Shimenawa e o “nó” da língua

Um dos símbolos religiosos que mais me chama a atenção é a shimenawa. Trata-se de cordas de cânhamo ou palha de arroz entrelaçadas, usadas em locais sagrados do xintoísmo para afastar espíritos malignos. Algo próximo é visto nas crenças brasileiras, com o advento das carrancas do rio São Francisco.
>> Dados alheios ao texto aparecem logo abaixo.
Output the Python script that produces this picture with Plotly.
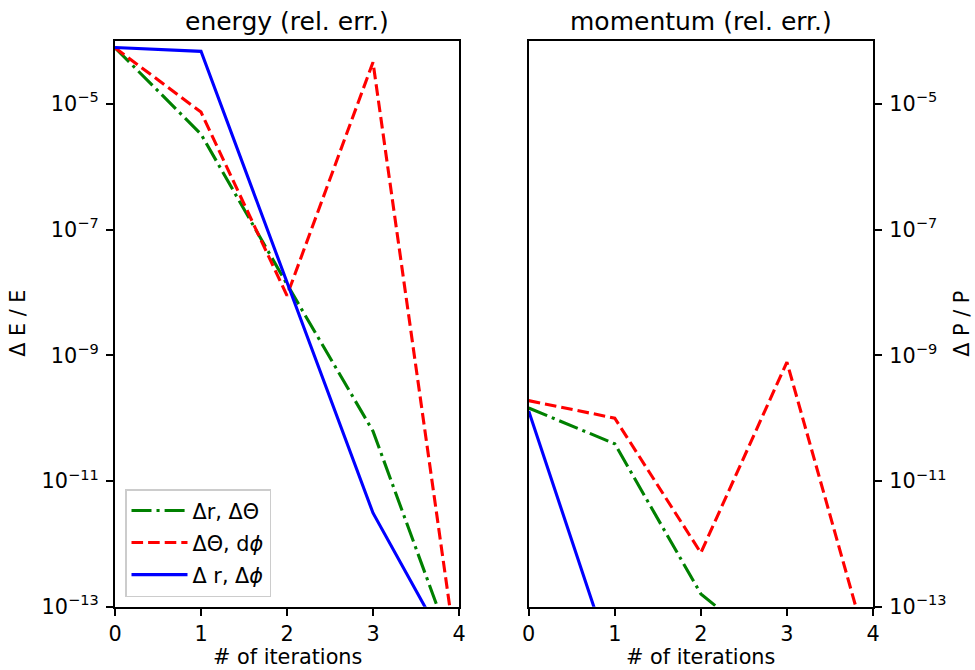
import plotly.graph_objects as go

# ---- data ----
iterations = [0, 1, 2, 3, 4]

energy_dr_dtheta = [7.8e-5, 3.3e-6, 1.35e-8, 6.2e-11, 1.15e-14]
energy_dtheta_dphi = [7.8e-5, 7.4e-6, 8.9e-9, 4.6e-5, 9.0e-15]
energy_dr_dphi = [7.9e-5, 6.85e-5, 1.45e-8, 3.1e-12, 1.05e-14]

momentum_dr_dtheta = [1.45e-10, 3.9e-11, 1.6e-13, 1.2e-14, 5.0e-15]
momentum_dtheta_dphi = [1.9e-10, 1.0e-10, 7.2e-13, 7.8e-10, 1.07e-14]
momentum_dr_dphi = [1.3e-10, 1.0e-14, 5.0e-15, 3.0e-15, 2.0e-15]

series_names = ["Δr, ΔΘ", "ΔΘ, d<i>ϕ</i>", "Δ r, Δ<i>ϕ</i>"]
series_colors = ["#008000", "#ff0000", "#0000ff"]
series_dashes = ["20px,5px,3.1px,5px", "11.6px,5px", "solid"]

ytick_vals = [1e-13, 1e-11, 1e-9, 1e-7, 1e-5]
ytick_text = ["10<sup>−13</sup>", "10<sup>−11</sup>", "10<sup>−9</sup>",
              "10<sup>−7</sup>", "10<sup>−5</sup>"]
xtick_vals = [0, 1, 2, 3, 4]

panel_titles = ["energy (rel. err.)", "momentum (rel. err.)"]
x_title = "# of iterations"
y_titles = ["Δ E / E", "Δ P / P"]

W, H = 975, 670
FONT = "DejaVu Sans"

fig = go.Figure()

energy = [energy_dr_dtheta, energy_dtheta_dphi, energy_dr_dphi]
momentum = [momentum_dr_dtheta, momentum_dtheta_dphi, momentum_dr_dphi]

for i in range(3):
    fig.add_trace(go.Scatter(
        x=iterations, y=energy[i], mode="lines", name=series_names[i],
        legendgroup=f"g{i}",
        line=dict(color=series_colors[i], width=3.1, dash=series_dashes[i]),
        xaxis="x", yaxis="y", showlegend=True))
for i in range(3):
    fig.add_trace(go.Scatter(
        x=iterations, y=momentum[i], mode="lines", name=series_names[i],
        legendgroup=f"g{i}",
        line=dict(color=series_colors[i], width=3.1, dash=series_dashes[i]),
        xaxis="x2", yaxis="y2", showlegend=False))

# axes geometry in pixels
L1, R1 = 115, 459
L2, R2 = 528.7, 873
TOP, BOT = 41, 606.7


def px(x):
    return x / W


def py(y):
    return 1 - y / H


axis_common = dict(showline=True, linecolor="black", linewidth=1.67,
                   mirror=True, ticks="outside", ticklen=7.3, tickwidth=1.67,
                   tickcolor="black", showgrid=False, zeroline=False,
                   automargin=False,
                   tickfont=dict(family=FONT, size=20.8, color="black"))

xaxis_common = dict(axis_common, range=[0, 4], tickmode="array",
                    tickvals=xtick_vals, ticktext=[str(v) for v in xtick_vals])
yaxis_common = dict(axis_common, type="log", range=[-13, -4], tickmode="array",
                    tickvals=ytick_vals, ticktext=ytick_text,
                    ticklabelstandoff=3,
                    domain=[py(BOT), py(TOP)])

fig.update_layout(
    width=W, height=H,
    margin=dict(l=0, r=0, t=0, b=0, autoexpand=False),
    paper_bgcolor="white", plot_bgcolor="white",
    font=dict(family=FONT, size=20.8, color="black"),
    xaxis=dict(xaxis_common, domain=[px(L1), px(R1)], anchor="y"),
    yaxis=dict(yaxis_common, anchor="x", side="left"),
    xaxis2=dict(xaxis_common, domain=[px(L2), px(R2)], anchor="y2"),
    yaxis2=dict(yaxis_common, anchor="x2", side="right"),
    showlegend=True,
    legend=dict(x=px(125), y=py(489), xanchor="left", yanchor="top",
                bgcolor="rgba(255,255,255,0.8)", bordercolor="#cccccc",
                borderwidth=1.5, tracegroupgap=2, itemwidth=56,
                font=dict(family=FONT, size=20.8, color="black")),
)

annotations = []
for title, (l, r) in zip(panel_titles, [(L1, R1), (L2, R2)]):
    annotations.append(dict(text=title, x=px((l + r) / 2), y=py(21),
                            xref="paper", yref="paper", xanchor="center",
                            yanchor="middle", showarrow=False,
                            font=dict(family=FONT, size=25, color="black")))
    annotations.append(dict(text=x_title, x=px((l + r) / 2), y=py(657),
                            xref="paper", yref="paper", xanchor="center",
                            yanchor="middle", showarrow=False,
                            font=dict(family=FONT, size=20.8, color="black")))
annotations.append(dict(text=y_titles[0], x=px(18), y=py((TOP + BOT) / 2),
                        xref="paper", yref="paper", xanchor="center",
                        yanchor="middle", textangle=-90, showarrow=False,
                        font=dict(family=FONT, size=20.8, color="black")))
annotations.append(dict(text=y_titles[1], x=px(962), y=py((TOP + BOT) / 2),
                        xref="paper", yref="paper", xanchor="center",
                        yanchor="middle", textangle=-90, showarrow=False,
                        font=dict(family=FONT, size=20.8, color="black")))
fig.update_layout(annotations=annotations)

fig.write_html("out.html", config={"displayModeBar": False})

# remove the default page margin so the figure sits at the window's top-left
with open("out.html", "r", encoding="utf-8") as f:
    html = f.read()
html = html.replace("<head>", "<head><style>html,body{margin:0;padding:0;overflow:hidden;}</style>", 1)
with open("out.html", "w", encoding="utf-8") as f:
    f.write(html)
Entretanto, estas originalmente eram feitas apenas para servirem de mercadoria, sendo o próprio povo quem posteriormente atribuiu a elas poderes místicos, conforme apontam historiadores.
A
shimenawa também serve para indicar a
presença de uma divindade, sendo amarrada ao redor de árvores e pedras. Como se
fosse uma lâmpada de luz vermelha em sacrários católicos. Ainda no mundo
cristão, o elemento do xintó recorda-me um pouco o komboskini, cordão de oração ortodoxo. Ou até mesmo o próprio
rosário da fé eclesiástica.
Por
sorte, o Ocidente não transformou a shimenawa
em algo desprovido de sentido, como faz com inúmeras palavras do Oriente e/ou
científicas. Um exemplo é o zen. Aliás, se algum termo estrangeiro está
dicionarizado em português, possivelmente o está com definição diferente da
original. Se ouço alguém dizer “zen”, suspeito que não esteja a fazer
referência à forma de budismo caracterizada pela contemplação intuitiva, senão
a um vago relaxamento qualquer. Provo isso com o argumento de que “zen” sofreu
até mesmo adjetivação popular: “Fique zen!” – diz algum coach quântico por aí.
Creio
que talvez a boa sorte da shimenawa não
se deva tão somente a seu poder de afastar coisas do mal, senão também à sua
complexidade de escrita para um brasileiro. Eu mesmo, confesso, em tempo
anterior ao começo desta crônica, procurei no buscador virtual as grafias “chimenala” e “chimenawa” antes de chegar à correta.
Assim,
creio que o que as cordas xintoístas não têm de nó físico se converte em nó de
língua. E a língua portuguesa já está cheia de nós – a transbordá-los. “Nó”, em
português, serve até mesmo de interjeição, sendo uma forma abreviada de “Nossa
Senhora Aparecida, padroeira do Brasil”. E tal redução tão drástica é retrato
de como o brasileiro é preguiçoso ao falar. Não é sem motivo que mineiro ama segregar
duas sílabas a cada uma. E, quando puxa o fôlego em tentativa de expressar
fascínio, ainda consegue ser paradoxal: “Minha nossa!”.
Mas,
para a minha alegria, posso continuar fascinado silenciosamente por shimenawas, pois tenho a certeza de que
estas não serão incorporadas ao meu idioma tão cedo. Nem o komboskini. E nem o zazen,
do qual gosto muito de praticar. Uma sílaba a mais ao zen basta para proteger
seu pilar das bocas linguarudas de nós, ocidentais. Meditemos.